The coronavirus present in those with SARS is, as suspected, new to humans, two research teams reported in the New England Journal of Medicine.

The researchers proposed naming the virus after Dr. Carlo Urbani, the World Health Organization doctor who died of SARS last month after treating one of the first patients infected with the virus in Vietnam.

The finding means that doctors can now concentrate on developing a simple test for the virus that will tell them right away whether a patient has SARS. The U.S. Centers for Disease Control and Prevention is currently refining diagnostics tests that it has developed in collaboration with the WHO and other laboratories.

CDC researchers are also working to sequence the DNA of the virus, which will give them a better idea of where it came from and what it is.

SARS, which was spread around the world by travelers, has killed an estimated 110 people and over 2,700 have been infected.

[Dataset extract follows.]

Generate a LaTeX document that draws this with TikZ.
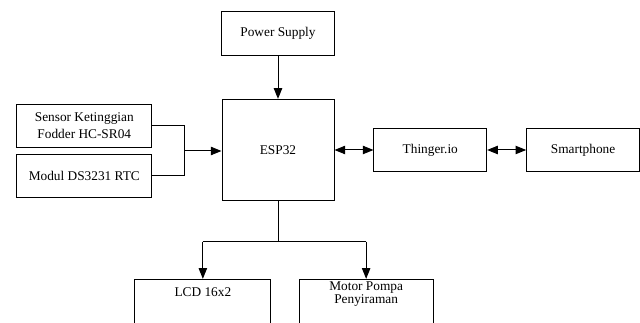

Despite the continued increase, authorities in the United States and many other affected countries believe they have the infection under control.

In China, Hong Kong and Singapore, areas hardest hit by the virus, the picture is less clear.

Singapore Thursday placed a quarantine on arriving foreign workers and took dramatic measures to enforce quarantine orders on hundreds of people suspected of exposure to SARS, including mounting “Webcams” in homes and threatening to use electronic wrist bands.

Hong Kong said Thursday it will quarantine for up to 10 days anyone who resides with a confirmed SARS patient, in a tough measure to halt the spread of a disease.

Hong Kong Health Secretary Dr. Yeoh Eng-kiong said the quarantine measure was going “one step further to help contain the spread of the disease,” but that the decision had been difficult because of a divergence of views on restricting people’s freedoms. Health Director Dr. Margaret Chan said police will make sure people don’t violate the quarantine by making unannounced visits to their homes.

“This is not a foolproof system,” Chan told a news conference. “The key is based on self-regulation plus checks on compliance.”

Anyone who does not comply with the order will be removed to designated places for isolation, and they could be fined or imprisoned, Chan said.

Hong Kong health officials declined to predict how soon they can bring SARS under control or how many people will be affected by the new restrictions. The Hong Kong health care system is being taxed to its limits by the SARS crisis.

A quarter of Hong Kong’s 1,000 cases of SARS are health workers.

“I am afraid that if more hospital staff get infected, the entire health care system would collapse,” Peter Wong, a spokesman for three major nurse unions, told a news conference.

He said Hong Kong government hospitals were not providing staff with adequate protective gear.

The government said another three people died of SARS Thursday, bringing the toll to 30, and officials feared the illness could spread further through the city’s crowded apartment towers.